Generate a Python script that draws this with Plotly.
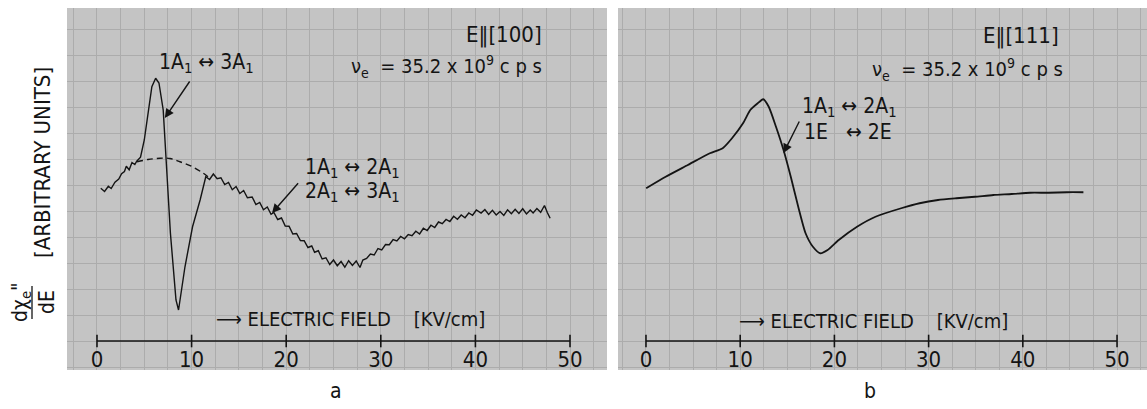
import plotly.graph_objects as go

# ---------------- data ----------------
# Panel a: E || [100]  (electric field kV/cm, signal in arbitrary units)
a_x = [0.4, 0.8, 1.2, 1.5, 1.9, 2.3, 2.6, 2.9, 3.1, 3.4, 3.7, 4.0, 4.2, 4.6,
       5.0, 5.4, 5.8, 6.2, 6.55, 7.0, 7.37, 7.76, 8.35, 8.62, 9.3, 10.1, 10.9,
       11.2, 11.5, 11.9, 12.3, 12.7, 13.1, 13.5, 13.9, 14.3, 14.7, 15.1, 15.5,
       15.9, 16.4, 16.8, 17.2, 17.6, 18.0, 18.4, 18.7, 19.1, 19.5, 19.9, 20.3,
       20.7, 21.1, 21.5, 21.9, 22.3, 22.7, 23.0, 23.4, 23.8, 24.2, 24.6, 25.0,
       25.4, 25.8, 26.2, 26.6, 27.0, 27.4, 27.8, 28.1, 28.5, 28.9, 29.3, 29.7,
       30.1, 30.5, 30.9, 31.3, 31.7, 32.1, 32.5, 32.9, 33.3, 33.7, 34.1, 34.5,
       34.9, 35.3, 35.7, 36.1, 36.5, 36.9, 37.3, 37.7, 38.1, 38.5, 38.9, 39.3,
       39.7, 40.1, 40.6, 41.0, 41.4, 41.8, 42.2, 42.6, 43.0, 43.4, 43.8, 44.2,
       44.6, 45.0, 45.4, 45.8, 46.1, 46.5, 46.9, 47.3, 47.6, 47.9]
a_y = [61.1, 59.8, 61.9, 61.0, 63.5, 64.8, 66.9, 67.8, 69.9, 68.5, 71.4, 70.6,
       71.9, 73.5, 80.4, 91.2, 101.7, 105.1, 103.2, 92.4, 69.7, 43.2, 16.4, 12.4,
       29.7, 45.7, 56.4, 61.7, 65.7, 64.6, 66.8, 64.9, 65.3, 62.6, 63.4, 60.5,
       61.8, 59.0, 60.2, 57.3, 57.6, 54.6, 55.4, 52.5, 53.6, 50.7, 51.4, 48.6,
       49.2, 46.0, 45.9, 42.8, 43.0, 40.2, 40.1, 37.4, 38.0, 35.5, 36.1, 32.8,
       33.3, 30.6, 32.4, 30.1, 31.8, 29.5, 32.1, 30.2, 32.0, 29.4, 32.4, 33.0,
       34.8, 34.4, 37.0, 36.4, 38.6, 38.5, 40.6, 40.0, 41.8, 40.9, 42.6, 42.1,
       43.9, 42.8, 45.1, 44.2, 46.3, 45.4, 47.6, 46.9, 48.6, 47.8, 49.9, 48.7,
       50.4, 49.3, 51.2, 50.3, 52.4, 51.2, 52.6, 50.6, 52.3, 50.4, 51.8, 50.2,
       52.5, 50.9, 52.7, 51.0, 52.9, 50.8, 52.4, 51.2, 53.0, 51.5, 54.2, 51.4,
       49.1]
# dashed background (baseline under the 1A1<->3A1 line)
a_base_x = [4.23, 5.39, 6.66, 7.72, 8.77, 10.04, 11.24, 11.73]
a_base_y = [71.7, 72.6, 73.1, 73.0, 71.7, 69.8, 67.1, 65.7]

# Panel b: E || [111]
b_x = [0.02, 2.09, 4.44, 6.78, 8.14, 9.13, 10.30, 11.07, 11.86, 12.44, 13.03,
       13.80, 14.60, 15.37, 16.16, 16.94, 17.72, 18.50, 19.28, 20.46, 22.40,
       24.36, 27.09, 29.04, 31.00, 32.95, 34.92, 36.87, 38.82, 40.76, 42.73,
       44.68, 46.43]
b_y = [61.1, 65.7, 70.4, 75.1, 77.1, 81.1, 87.1, 92.4, 95.1, 96.7, 93.7, 85.7,
       76.4, 65.7, 53.7, 43.1, 37.7, 35.1, 36.4, 40.4, 45.7, 49.7, 53.1, 55.1,
       56.4, 57.1, 57.7, 58.4, 58.8, 59.3, 59.3, 59.5, 59.5]

tick_vals = [0, 10, 20, 30, 40, 50]
tick_text = ["0", "10", "20", "30", "40", "50"]

# ---------------- styling ----------------
FONT = "Liberation Sans Narrow, DejaVu Sans Condensed, Arial Narrow, Liberation Sans, sans-serif"
INK = "#141414"
PAPER_GRAY = "#c4c4c4"
GRID = "#acacac"
W, H = 1147, 409
ML, MR, MT, MB = 0, 0, 8, 39
PH = H - MT - MB


def py(p):
    return 1 - (p - MT) / PH


fig = go.Figure()

# curves
fig.add_trace(go.Scatter(x=a_x, y=a_y, mode="lines", line=dict(color=INK, width=1.4),
                         xaxis="x", yaxis="y", hoverinfo="skip"))
fig.add_trace(go.Scatter(x=a_base_x, y=a_base_y, mode="lines",
                         line=dict(color=INK, width=1.4, dash="6px,4px", shape="spline"),
                         xaxis="x", yaxis="y", hoverinfo="skip"))
fig.add_trace(go.Scatter(x=b_x, y=b_y, mode="lines",
                         line=dict(color=INK, width=1.8, shape="spline", smoothing=0.6),
                         xaxis="x2", yaxis="y2", hoverinfo="skip"))

# field axis lines with tick marks (drawn inside each panel)
for xa, ya in (("x", "y"), ("x2", "y2")):
    fig.add_trace(go.Scatter(x=[tick_vals[0], tick_vals[-1]], y=[0, 0], mode="lines",
                             line=dict(color=INK, width=1.6), xaxis=xa, yaxis=ya,
                             hoverinfo="skip"))
    fig.add_trace(go.Scatter(x=tick_vals, y=[0] * len(tick_vals), mode="markers",
                             marker=dict(symbol="line-ns", size=9,
                                         line=dict(color=INK, width=1.6)),
                             xaxis=xa, yaxis=ya, hoverinfo="skip"))

xcommon = dict(tickvals=tick_vals, ticktext=tick_text, ticks="", showline=False,
               zeroline=False, showgrid=True, gridcolor=GRID, gridwidth=1,
               minor=dict(dtick=2.5, showgrid=True, gridcolor=GRID, gridwidth=0.6),
               tickfont=dict(family=FONT, size=22, color=INK),
               anchor="free", position=py(344))
ycommon = dict(range=[-11.6, 133.2], showticklabels=False, ticks="", zeroline=False,
               showline=False, showgrid=True, gridcolor=GRID, gridwidth=0.6, dtick=10.4,
               domain=[0, 1])

fig.update_layout(
    width=W, height=H, margin=dict(l=ML, r=MR, t=MT, b=MB),
    paper_bgcolor="white", plot_bgcolor=PAPER_GRAY, showlegend=False,
    font=dict(family=FONT, color=INK),
    xaxis=dict(domain=[67 / W, 607 / W], range=[-3.17, 53.91], **xcommon),
    xaxis2=dict(domain=[618 / W, 1.0], range=[-2.97, 53.18], **xcommon),
    yaxis=dict(anchor="x", **ycommon),
    yaxis2=dict(anchor="x2", **ycommon),
)

ann = []


def txt(x, y, s, xref, yref, xanchor="center", size=20):
    ann.append(dict(x=x, y=y, xref=xref, yref=yref, text=s, showarrow=False,
                    xanchor=xanchor, yanchor="middle",
                    font=dict(family=FONT, size=size, color=INK)))


def arrow(xt, yt, xa, ya, xref, yref):
    ann.append(dict(x=xt, y=yt, ax=xa, ay=ya, xref=xref, yref=yref, axref=xref,
                    ayref=yref, text="", showarrow=True, arrowhead=2, arrowsize=1.3,
                    arrowwidth=1.4, arrowcolor=INK))


# panel a texts
txt(47.2, 122.4, "E‖[100]", "x", "y", "right", 22)
txt(47.2, 110.0, "ν<sub>e</sub>  = 35.2 x 10<sup>9</sup> c p s", "x", "y", "right", 20)
txt(11.6, 111.2, "1A<sub>1</sub> ↔ 3A<sub>1</sub>", "x", "y", "center", 21)
arrow(7.17, 89.2, 9.9, 104.4, "x", "y")
txt(21.8, 69.2, "1A<sub>1</sub> ↔ 2A<sub>1</sub>", "x", "y", "left", 21)
txt(21.8, 59.6, "2A<sub>1</sub> ↔ 3A<sub>1</sub>", "x", "y", "left", 21)
arrow(18.5, 51.2, 21.4, 63.7, "x", "y")
txt(12.4, 8.8, "⟶ ELECTRIC FIELD    [KV/cm]", "x", "y", "left", 20)

# panel b texts
txt(44.1, 122.0, "E‖[111]", "x2", "y2", "right", 22)
txt(44.5, 108.6, "ν<sub>e</sub>  = 35.2 x 10<sup>9</sup> c p s", "x2", "y2", "right", 20)
txt(16.35, 93.6, "1A<sub>1</sub> ↔ 2A<sub>1</sub>", "x2", "y2", "left", 21)
txt(16.56, 83.6, "1E   ↔ 2E", "x2", "y2", "left", 21)
arrow(14.6, 75.2, 16.35, 88.4, "x2", "y2")
txt(9.7, 8.0, "⟶ ELECTRIC FIELD    [KV/cm]", "x2", "y2", "left", 20)

# shared y label (rotated)
ann.append(dict(x=42 / W, y=py(163), xref="paper", yref="paper", text="[ARBITRARY UNITS]",
                showarrow=False, textangle=-90, xanchor="center", yanchor="middle",
                font=dict(family=FONT, size=22, color=INK)))
ann.append(dict(x=33 / W, y=py(302), xref="paper", yref="paper",
                text="dχ<sub>e</sub>\"<br>dE", showarrow=False, textangle=-90,
                xanchor="center", yanchor="middle",
                font=dict(family=FONT, size=21, color=INK)))

# panel letters
txt(336 / W, py(391), "a", "paper", "paper", "center", 21)
txt(870 / W, py(391), "b", "paper", "paper", "center", 21)

fig.update_layout(annotations=ann)
fig.add_shape(type="line", xref="paper", yref="paper", x0=32 / W, x1=32 / W,
              y0=py(286), y1=py(319), line=dict(color=INK, width=1.3))

fig.write_html("out.html")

----

Pictures stay out. Repeat only the lines from the beginning of the data through the line that has "import plotly.graph_objects as go".

■ **Solved exercise**:
Generate a Python script that draws this with Plotly.
import plotly.graph_objects as go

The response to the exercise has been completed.